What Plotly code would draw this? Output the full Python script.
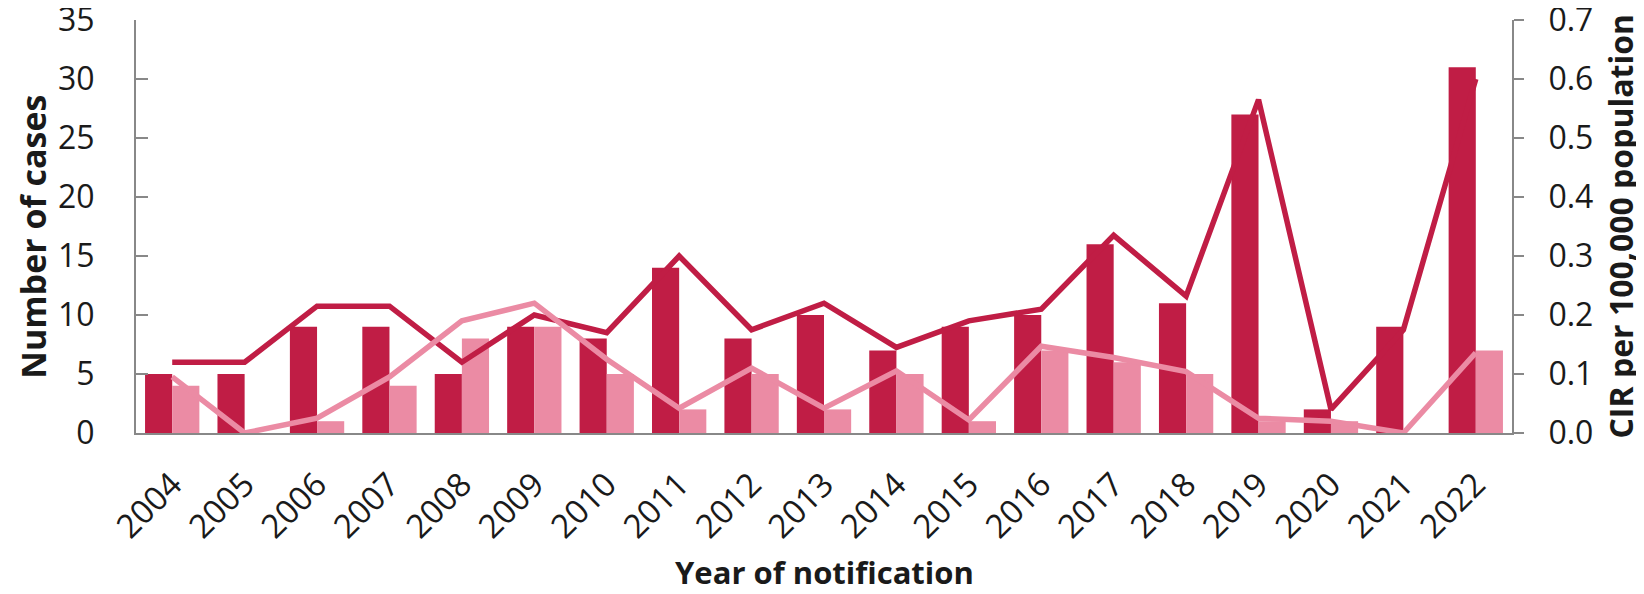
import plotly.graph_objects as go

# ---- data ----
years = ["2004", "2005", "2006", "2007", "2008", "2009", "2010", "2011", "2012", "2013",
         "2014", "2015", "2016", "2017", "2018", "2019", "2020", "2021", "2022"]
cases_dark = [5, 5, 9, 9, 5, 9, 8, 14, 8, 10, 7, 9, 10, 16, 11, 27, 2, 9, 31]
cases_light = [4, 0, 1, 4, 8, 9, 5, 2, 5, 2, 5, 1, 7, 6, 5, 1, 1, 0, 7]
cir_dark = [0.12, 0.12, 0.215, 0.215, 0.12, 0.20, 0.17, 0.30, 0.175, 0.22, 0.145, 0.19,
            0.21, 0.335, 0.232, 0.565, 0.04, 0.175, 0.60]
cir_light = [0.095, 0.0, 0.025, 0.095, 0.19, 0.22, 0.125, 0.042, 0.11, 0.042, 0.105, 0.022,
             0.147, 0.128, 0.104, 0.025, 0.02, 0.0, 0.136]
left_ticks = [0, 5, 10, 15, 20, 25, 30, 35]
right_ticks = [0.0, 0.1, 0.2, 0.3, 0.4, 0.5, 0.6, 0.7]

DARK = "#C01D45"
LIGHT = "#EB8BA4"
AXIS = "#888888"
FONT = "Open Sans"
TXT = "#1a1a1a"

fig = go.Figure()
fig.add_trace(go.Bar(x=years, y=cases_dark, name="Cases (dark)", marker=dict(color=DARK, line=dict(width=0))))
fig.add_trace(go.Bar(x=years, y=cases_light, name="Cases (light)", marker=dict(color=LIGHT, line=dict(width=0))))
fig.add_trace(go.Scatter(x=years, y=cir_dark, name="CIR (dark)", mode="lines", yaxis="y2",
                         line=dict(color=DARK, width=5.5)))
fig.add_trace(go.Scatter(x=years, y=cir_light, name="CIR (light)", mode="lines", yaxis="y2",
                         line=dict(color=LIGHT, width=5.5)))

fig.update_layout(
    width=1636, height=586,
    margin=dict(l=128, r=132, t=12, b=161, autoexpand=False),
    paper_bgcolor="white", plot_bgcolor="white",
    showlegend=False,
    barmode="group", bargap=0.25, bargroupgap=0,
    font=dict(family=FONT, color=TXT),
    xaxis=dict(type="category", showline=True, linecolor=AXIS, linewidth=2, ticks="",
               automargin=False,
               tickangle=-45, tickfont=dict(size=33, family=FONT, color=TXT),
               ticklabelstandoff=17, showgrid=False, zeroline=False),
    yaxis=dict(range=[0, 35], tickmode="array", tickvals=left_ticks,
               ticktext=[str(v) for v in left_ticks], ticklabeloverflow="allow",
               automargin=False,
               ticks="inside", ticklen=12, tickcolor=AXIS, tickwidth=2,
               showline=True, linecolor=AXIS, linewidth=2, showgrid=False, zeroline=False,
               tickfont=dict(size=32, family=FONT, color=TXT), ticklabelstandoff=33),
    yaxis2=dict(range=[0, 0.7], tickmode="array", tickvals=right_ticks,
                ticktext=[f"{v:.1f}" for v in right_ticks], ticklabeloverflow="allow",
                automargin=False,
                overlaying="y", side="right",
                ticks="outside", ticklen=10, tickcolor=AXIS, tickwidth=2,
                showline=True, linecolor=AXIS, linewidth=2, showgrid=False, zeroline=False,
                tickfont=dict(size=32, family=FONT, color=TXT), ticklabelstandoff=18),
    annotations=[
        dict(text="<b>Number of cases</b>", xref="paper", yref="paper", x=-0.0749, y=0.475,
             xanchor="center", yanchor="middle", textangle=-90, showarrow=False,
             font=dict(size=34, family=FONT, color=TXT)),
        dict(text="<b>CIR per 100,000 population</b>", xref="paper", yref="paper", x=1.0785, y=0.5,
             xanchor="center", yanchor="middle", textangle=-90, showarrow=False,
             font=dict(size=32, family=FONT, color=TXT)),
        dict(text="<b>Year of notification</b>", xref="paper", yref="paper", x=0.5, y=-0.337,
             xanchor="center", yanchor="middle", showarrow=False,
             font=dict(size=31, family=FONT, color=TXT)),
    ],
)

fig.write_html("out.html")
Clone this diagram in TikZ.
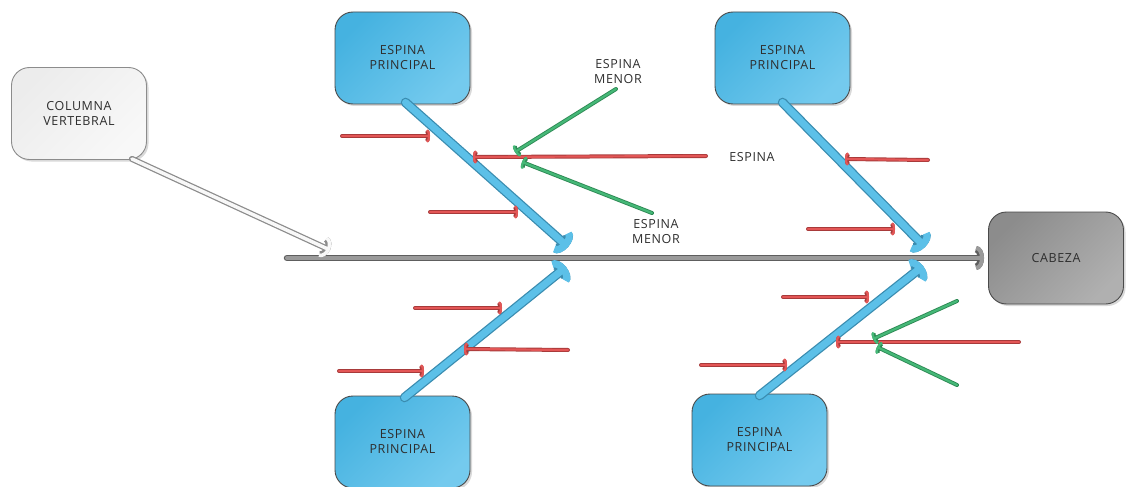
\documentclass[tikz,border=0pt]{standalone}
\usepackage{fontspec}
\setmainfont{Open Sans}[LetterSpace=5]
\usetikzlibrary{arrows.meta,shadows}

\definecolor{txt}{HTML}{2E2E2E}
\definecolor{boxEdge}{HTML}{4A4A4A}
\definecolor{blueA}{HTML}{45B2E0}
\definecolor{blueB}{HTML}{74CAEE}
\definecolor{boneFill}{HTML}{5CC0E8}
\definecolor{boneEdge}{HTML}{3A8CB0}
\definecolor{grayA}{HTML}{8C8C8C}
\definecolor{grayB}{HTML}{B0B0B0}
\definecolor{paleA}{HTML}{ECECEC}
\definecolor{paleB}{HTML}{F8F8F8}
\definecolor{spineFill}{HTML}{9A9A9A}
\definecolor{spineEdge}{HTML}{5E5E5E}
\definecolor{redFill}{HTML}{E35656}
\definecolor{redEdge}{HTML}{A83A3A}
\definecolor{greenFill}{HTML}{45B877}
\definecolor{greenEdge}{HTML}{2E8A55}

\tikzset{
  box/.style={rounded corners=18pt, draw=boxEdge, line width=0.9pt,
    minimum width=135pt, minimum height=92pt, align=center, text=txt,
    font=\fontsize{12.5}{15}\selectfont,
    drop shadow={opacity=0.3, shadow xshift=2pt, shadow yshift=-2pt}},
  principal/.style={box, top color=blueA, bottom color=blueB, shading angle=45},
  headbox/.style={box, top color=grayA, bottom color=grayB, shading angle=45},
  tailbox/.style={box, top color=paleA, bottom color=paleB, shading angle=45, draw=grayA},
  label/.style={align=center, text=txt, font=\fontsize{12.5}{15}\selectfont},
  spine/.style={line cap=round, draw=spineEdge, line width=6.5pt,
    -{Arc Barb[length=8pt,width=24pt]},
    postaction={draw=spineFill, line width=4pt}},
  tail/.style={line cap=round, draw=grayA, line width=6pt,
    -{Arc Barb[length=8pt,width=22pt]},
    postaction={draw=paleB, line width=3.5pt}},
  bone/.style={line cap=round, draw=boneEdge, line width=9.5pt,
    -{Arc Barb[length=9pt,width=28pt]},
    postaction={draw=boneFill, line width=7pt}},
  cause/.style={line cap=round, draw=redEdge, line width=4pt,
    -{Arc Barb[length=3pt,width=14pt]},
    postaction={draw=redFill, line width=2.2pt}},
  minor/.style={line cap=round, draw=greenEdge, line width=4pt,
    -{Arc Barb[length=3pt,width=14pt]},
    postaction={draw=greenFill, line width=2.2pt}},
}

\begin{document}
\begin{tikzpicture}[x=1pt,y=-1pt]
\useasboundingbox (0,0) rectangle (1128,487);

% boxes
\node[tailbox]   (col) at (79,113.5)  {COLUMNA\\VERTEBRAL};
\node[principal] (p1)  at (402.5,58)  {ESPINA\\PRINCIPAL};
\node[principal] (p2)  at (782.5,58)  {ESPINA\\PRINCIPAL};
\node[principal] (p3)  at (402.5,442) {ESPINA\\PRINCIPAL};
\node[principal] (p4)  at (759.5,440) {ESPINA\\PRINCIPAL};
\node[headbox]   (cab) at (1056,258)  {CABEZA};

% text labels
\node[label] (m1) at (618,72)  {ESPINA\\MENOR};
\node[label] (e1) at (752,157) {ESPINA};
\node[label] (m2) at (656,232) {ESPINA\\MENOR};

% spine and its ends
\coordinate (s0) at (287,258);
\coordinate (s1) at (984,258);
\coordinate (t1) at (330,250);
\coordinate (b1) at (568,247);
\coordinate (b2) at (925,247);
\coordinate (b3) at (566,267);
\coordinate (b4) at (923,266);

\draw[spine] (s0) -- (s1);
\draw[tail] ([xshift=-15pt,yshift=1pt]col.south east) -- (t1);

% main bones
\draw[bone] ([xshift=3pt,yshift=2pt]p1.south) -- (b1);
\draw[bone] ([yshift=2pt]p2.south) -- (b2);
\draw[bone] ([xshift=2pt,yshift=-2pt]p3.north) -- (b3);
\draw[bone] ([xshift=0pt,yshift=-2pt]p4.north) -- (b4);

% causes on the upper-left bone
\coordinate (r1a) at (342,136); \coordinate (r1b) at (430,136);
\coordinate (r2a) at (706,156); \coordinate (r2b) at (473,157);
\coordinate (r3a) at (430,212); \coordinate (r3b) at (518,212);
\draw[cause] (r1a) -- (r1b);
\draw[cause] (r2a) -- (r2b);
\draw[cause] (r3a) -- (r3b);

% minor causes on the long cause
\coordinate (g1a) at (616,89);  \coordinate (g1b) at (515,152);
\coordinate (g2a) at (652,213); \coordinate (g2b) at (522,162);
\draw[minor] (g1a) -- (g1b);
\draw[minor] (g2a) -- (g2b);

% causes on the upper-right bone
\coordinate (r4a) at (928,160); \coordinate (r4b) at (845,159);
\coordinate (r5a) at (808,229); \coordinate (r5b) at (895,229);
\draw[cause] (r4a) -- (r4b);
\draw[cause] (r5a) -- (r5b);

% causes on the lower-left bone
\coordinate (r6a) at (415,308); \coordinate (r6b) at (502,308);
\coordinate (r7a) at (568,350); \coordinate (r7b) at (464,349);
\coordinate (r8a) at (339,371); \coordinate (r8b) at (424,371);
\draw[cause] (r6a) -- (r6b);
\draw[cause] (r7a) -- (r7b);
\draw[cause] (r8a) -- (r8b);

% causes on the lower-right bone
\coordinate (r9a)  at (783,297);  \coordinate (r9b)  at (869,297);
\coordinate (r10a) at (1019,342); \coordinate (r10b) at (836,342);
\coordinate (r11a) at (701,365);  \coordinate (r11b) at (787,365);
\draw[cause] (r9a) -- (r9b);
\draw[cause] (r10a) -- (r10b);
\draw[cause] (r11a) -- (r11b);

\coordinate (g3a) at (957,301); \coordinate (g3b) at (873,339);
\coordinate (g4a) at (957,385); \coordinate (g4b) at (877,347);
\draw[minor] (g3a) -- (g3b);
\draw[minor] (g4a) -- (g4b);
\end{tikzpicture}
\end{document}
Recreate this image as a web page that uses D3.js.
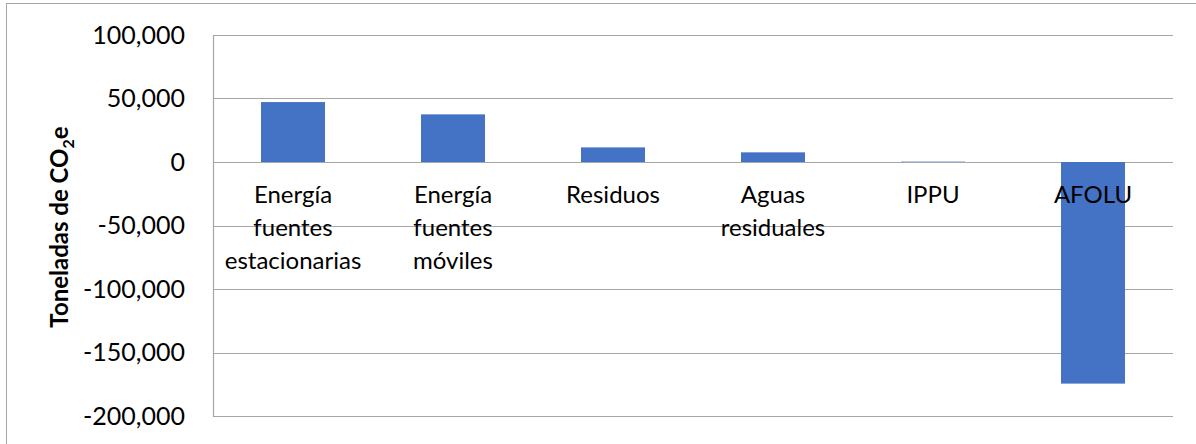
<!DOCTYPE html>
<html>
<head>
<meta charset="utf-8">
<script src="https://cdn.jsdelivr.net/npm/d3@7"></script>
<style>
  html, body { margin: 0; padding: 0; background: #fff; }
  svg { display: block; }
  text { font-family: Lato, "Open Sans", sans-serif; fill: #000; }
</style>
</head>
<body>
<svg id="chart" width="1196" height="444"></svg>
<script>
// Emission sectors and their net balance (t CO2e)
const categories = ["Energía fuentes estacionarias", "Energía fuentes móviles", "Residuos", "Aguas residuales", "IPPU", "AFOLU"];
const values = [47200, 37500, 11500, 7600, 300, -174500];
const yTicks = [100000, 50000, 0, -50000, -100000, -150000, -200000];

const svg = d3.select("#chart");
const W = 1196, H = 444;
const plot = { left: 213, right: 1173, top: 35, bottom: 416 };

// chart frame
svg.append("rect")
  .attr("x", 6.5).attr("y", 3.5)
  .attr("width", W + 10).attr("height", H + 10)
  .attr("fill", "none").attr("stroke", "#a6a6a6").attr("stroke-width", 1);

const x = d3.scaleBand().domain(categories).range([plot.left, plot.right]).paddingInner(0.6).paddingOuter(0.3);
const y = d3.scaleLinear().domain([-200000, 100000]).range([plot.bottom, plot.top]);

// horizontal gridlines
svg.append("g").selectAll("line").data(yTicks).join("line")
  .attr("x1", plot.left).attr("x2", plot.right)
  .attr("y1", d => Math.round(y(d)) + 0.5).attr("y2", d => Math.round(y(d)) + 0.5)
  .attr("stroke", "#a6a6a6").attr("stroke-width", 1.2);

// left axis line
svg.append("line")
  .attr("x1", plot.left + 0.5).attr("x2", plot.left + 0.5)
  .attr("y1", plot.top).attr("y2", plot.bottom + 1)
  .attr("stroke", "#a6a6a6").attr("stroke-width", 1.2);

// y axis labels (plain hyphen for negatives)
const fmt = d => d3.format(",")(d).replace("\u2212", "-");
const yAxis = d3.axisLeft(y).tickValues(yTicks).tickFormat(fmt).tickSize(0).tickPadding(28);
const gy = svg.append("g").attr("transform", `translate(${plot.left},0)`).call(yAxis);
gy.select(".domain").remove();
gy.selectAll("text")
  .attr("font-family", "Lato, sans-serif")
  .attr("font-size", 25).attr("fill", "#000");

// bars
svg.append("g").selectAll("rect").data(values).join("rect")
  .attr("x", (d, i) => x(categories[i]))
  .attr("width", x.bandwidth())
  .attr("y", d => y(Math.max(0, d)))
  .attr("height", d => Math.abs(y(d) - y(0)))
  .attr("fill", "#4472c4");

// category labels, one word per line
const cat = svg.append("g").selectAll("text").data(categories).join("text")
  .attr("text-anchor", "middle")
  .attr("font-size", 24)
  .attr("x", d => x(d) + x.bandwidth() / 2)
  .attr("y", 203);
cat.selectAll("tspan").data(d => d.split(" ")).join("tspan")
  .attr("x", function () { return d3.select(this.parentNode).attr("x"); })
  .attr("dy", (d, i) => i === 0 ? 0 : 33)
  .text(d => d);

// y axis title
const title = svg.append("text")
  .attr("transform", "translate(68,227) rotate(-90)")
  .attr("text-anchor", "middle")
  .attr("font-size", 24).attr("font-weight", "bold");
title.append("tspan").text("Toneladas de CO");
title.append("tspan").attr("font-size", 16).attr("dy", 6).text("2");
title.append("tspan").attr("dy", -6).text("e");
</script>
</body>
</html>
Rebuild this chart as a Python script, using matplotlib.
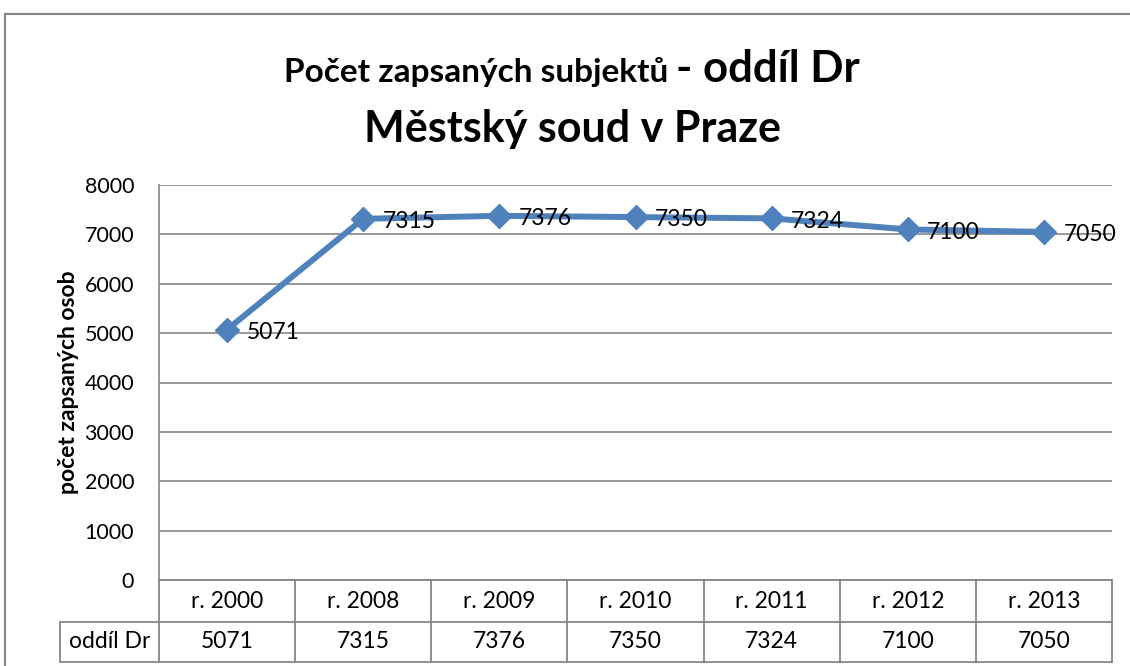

- - -

What is expected: Set down again, exactly, the lines of the material above from its first line to the one with "right_ticks = [0.0, 0.1, 0.2, 0.3, 0.4, 0.5, 0.6, 0.7]", inclusive. Leave the pictures out.

Complete output:
What Plotly code would draw this? Output the full Python script.
import plotly.graph_objects as go

# ---- data ----
years = ["2004", "2005", "2006", "2007", "2008", "2009", "2010", "2011", "2012", "2013",
         "2014", "2015", "2016", "2017", "2018", "2019", "2020", "2021", "2022"]
cases_dark = [5, 5, 9, 9, 5, 9, 8, 14, 8, 10, 7, 9, 10, 16, 11, 27, 2, 9, 31]
cases_light = [4, 0, 1, 4, 8, 9, 5, 2, 5, 2, 5, 1, 7, 6, 5, 1, 1, 0, 7]
cir_dark = [0.12, 0.12, 0.215, 0.215, 0.12, 0.20, 0.17, 0.30, 0.175, 0.22, 0.145, 0.19,
            0.21, 0.335, 0.232, 0.565, 0.04, 0.175, 0.60]
cir_light = [0.095, 0.0, 0.025, 0.095, 0.19, 0.22, 0.125, 0.042, 0.11, 0.042, 0.105, 0.022,
             0.147, 0.128, 0.104, 0.025, 0.02, 0.0, 0.136]
left_ticks = [0, 5, 10, 15, 20, 25, 30, 35]
right_ticks = [0.0, 0.1, 0.2, 0.3, 0.4, 0.5, 0.6, 0.7]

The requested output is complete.